# TASK DATA start
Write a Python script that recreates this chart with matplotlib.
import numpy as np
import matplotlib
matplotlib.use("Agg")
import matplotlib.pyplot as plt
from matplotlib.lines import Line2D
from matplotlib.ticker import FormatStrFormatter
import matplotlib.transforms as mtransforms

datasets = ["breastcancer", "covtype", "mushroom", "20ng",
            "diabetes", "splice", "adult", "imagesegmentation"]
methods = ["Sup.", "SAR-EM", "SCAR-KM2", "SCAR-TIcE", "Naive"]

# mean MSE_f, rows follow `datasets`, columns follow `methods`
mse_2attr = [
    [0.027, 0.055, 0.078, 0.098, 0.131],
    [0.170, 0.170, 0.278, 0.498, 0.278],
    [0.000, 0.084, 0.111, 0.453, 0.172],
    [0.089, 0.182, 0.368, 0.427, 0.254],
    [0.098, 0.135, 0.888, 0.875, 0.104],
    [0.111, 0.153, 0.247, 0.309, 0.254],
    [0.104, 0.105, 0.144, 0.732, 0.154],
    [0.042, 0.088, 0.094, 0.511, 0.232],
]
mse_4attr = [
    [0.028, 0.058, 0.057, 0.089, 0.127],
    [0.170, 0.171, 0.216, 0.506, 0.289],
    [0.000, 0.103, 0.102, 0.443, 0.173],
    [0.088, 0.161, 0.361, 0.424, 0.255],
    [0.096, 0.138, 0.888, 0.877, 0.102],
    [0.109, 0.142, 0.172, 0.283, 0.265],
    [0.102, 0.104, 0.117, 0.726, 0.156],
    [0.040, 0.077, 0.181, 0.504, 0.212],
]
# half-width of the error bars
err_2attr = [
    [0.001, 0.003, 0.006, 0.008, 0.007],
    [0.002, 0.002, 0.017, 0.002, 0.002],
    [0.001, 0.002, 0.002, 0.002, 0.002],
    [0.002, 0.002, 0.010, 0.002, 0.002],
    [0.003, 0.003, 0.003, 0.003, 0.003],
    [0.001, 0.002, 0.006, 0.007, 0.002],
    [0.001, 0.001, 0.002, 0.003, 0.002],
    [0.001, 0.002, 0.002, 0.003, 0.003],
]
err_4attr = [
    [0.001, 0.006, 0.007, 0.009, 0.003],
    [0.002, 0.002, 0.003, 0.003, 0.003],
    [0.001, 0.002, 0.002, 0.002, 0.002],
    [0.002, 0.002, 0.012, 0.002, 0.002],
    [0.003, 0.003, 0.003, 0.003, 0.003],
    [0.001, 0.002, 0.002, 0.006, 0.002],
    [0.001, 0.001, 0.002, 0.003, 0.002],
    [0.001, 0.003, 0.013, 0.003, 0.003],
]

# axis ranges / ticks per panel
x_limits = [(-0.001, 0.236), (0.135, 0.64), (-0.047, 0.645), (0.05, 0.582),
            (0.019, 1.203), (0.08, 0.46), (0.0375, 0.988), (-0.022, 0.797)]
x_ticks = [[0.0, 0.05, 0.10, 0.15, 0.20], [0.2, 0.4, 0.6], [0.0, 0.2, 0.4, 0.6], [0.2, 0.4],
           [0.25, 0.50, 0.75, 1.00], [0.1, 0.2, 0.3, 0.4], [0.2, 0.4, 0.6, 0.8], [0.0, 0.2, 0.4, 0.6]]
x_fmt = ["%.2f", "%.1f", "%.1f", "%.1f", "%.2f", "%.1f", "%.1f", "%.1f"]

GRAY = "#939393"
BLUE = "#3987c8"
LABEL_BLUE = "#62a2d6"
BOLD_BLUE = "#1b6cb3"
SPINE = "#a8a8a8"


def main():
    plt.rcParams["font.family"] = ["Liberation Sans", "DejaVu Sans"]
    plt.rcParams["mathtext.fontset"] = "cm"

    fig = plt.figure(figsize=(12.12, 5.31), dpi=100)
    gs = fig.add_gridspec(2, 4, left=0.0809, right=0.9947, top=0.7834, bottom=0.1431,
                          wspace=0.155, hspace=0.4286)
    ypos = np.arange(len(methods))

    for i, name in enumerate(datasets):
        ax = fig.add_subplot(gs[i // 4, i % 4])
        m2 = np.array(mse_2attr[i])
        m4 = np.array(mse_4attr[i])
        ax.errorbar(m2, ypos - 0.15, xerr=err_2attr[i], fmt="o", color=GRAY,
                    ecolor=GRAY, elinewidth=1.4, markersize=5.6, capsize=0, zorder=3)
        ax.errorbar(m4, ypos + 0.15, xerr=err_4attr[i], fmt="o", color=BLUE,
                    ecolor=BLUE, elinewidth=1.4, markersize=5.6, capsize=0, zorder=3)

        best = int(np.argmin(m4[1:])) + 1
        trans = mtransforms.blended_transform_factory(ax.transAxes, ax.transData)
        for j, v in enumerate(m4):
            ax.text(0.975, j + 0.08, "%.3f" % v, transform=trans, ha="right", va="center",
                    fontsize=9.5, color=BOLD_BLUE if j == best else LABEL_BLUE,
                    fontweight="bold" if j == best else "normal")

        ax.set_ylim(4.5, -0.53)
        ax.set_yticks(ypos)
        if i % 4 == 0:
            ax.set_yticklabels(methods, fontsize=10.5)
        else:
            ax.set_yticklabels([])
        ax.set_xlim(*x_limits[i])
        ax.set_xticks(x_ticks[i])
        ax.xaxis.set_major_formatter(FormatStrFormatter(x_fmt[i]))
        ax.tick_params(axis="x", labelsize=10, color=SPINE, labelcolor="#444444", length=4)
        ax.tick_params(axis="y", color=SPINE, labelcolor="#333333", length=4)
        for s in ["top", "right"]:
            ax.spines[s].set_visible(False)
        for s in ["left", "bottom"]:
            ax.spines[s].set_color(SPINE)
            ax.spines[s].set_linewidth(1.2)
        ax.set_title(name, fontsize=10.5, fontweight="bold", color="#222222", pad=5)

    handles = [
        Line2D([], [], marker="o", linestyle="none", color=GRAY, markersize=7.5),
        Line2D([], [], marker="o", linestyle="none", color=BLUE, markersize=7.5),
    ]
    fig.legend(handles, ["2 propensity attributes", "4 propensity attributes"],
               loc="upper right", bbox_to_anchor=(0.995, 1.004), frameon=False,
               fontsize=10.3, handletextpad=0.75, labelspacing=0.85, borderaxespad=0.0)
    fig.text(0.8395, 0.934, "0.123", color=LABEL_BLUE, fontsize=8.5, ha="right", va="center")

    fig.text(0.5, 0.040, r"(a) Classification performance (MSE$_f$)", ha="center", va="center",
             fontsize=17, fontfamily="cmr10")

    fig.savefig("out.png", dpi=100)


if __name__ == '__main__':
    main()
# TASK DATA end
# TASK DATA start
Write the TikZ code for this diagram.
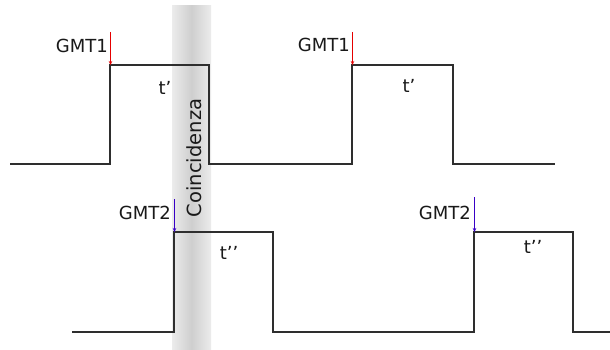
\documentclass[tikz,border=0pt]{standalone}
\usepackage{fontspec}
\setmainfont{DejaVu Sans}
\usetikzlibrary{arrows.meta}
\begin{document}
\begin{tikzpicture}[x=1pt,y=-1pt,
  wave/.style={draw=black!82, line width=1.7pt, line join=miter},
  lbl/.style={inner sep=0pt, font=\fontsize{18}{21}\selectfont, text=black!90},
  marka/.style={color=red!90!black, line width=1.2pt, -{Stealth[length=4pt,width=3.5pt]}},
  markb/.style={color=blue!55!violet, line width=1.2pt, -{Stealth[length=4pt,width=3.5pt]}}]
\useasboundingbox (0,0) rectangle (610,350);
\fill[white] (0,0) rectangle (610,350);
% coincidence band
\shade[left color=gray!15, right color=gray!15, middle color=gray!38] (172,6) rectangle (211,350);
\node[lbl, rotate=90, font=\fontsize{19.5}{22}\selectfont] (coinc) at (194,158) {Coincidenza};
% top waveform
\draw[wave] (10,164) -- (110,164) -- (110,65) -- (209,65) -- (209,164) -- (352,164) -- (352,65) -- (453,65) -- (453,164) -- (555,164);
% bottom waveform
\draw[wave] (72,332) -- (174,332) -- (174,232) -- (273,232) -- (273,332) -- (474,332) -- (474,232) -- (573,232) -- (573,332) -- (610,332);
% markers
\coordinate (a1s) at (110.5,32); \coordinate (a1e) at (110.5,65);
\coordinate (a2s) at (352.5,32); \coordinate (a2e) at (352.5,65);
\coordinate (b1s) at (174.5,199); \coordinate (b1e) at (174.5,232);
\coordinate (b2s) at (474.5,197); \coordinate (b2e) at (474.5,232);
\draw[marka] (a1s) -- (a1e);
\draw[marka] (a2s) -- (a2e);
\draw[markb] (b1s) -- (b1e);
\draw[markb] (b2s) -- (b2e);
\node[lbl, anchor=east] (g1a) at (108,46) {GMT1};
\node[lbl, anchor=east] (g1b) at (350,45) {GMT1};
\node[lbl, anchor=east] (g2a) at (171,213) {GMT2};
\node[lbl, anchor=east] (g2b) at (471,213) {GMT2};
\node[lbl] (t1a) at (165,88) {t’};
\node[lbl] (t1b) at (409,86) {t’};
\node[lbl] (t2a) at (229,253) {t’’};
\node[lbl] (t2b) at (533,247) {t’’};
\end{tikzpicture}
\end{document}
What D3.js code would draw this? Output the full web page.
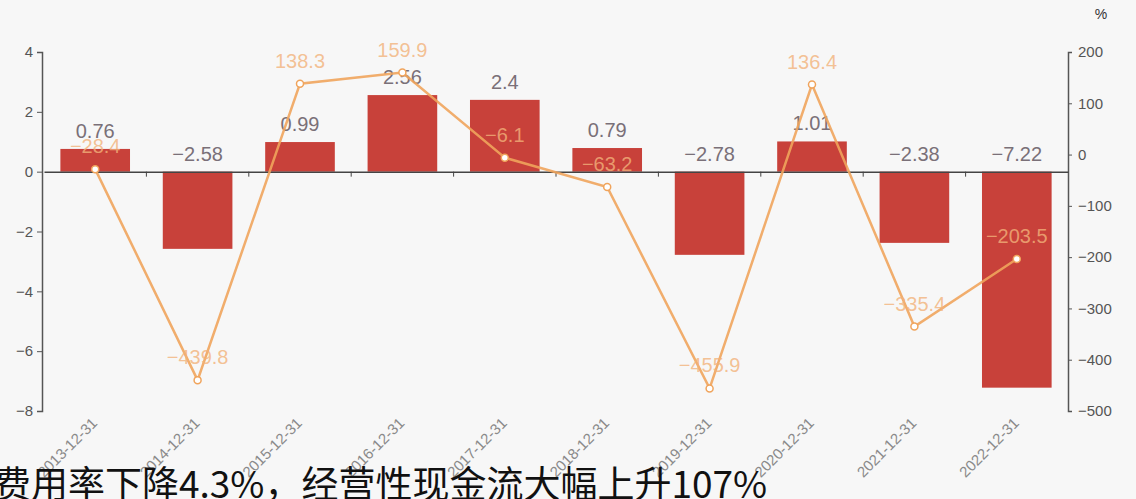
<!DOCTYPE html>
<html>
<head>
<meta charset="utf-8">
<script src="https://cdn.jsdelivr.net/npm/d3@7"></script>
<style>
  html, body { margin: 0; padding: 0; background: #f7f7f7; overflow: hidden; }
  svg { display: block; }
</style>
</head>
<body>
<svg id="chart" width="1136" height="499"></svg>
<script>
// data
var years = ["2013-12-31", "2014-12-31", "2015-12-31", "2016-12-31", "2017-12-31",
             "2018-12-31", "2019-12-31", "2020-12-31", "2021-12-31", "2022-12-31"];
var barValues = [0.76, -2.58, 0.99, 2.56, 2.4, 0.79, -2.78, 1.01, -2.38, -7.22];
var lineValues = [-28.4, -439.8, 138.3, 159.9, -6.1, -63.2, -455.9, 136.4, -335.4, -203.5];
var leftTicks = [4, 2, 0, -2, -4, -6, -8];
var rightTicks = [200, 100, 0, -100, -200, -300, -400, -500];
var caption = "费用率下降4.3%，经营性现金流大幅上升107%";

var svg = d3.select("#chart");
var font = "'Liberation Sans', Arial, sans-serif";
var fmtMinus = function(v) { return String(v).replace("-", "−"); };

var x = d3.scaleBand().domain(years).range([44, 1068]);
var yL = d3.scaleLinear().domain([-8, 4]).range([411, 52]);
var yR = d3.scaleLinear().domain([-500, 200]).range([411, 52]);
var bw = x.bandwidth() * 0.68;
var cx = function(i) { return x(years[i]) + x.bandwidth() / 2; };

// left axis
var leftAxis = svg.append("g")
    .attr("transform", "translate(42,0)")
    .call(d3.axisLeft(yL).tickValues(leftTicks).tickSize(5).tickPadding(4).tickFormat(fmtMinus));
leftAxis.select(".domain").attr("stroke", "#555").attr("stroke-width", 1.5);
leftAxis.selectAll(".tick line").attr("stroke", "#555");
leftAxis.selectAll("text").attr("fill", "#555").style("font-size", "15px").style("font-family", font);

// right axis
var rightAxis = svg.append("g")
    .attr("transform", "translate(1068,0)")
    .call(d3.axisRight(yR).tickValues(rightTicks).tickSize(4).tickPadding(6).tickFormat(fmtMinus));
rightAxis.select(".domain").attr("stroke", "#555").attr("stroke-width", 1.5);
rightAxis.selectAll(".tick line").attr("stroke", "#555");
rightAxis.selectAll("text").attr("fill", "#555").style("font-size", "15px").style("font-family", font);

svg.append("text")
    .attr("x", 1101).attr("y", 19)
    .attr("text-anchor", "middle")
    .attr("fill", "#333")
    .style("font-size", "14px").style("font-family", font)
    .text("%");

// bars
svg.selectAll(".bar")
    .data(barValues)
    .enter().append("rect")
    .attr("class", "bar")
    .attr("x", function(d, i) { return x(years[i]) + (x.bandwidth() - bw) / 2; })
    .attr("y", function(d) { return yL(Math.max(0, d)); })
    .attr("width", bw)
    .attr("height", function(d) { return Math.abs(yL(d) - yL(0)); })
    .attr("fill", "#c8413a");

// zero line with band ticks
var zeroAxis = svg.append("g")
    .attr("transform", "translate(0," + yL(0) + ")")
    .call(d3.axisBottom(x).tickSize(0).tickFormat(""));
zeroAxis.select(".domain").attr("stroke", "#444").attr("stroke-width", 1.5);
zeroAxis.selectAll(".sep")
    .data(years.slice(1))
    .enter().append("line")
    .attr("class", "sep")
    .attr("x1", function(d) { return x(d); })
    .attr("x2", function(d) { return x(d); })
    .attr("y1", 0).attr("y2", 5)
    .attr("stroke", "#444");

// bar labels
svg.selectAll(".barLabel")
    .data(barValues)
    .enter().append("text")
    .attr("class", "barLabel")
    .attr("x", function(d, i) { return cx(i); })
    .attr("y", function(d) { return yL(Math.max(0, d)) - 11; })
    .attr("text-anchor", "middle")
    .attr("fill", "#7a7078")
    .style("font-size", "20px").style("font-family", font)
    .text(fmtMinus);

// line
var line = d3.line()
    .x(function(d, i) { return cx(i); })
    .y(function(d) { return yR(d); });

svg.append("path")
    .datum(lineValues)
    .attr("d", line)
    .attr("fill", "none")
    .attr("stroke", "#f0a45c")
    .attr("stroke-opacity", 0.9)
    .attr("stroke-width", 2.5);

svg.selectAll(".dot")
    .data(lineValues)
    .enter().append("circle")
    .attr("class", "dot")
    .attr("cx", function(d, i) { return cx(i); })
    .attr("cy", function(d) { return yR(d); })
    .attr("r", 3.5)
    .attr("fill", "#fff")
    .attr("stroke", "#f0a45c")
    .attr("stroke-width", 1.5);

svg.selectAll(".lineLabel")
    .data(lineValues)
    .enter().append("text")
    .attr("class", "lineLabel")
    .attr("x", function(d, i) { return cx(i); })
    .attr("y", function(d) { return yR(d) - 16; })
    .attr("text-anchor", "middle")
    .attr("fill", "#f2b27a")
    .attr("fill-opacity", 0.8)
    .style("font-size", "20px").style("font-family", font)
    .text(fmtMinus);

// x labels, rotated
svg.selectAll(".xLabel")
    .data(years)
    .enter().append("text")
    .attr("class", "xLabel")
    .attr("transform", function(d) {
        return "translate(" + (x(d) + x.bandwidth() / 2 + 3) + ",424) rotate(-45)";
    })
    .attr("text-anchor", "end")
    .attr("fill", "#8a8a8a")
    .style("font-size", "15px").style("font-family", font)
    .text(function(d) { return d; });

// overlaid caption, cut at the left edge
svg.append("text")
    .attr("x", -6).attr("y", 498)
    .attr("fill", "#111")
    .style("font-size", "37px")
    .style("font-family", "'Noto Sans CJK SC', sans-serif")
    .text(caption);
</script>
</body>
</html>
# TASK DATA end
## TASK BRIEF
State the number of lines above that hold the string "script", with nothing added.

## REPLY TO THE TASK
4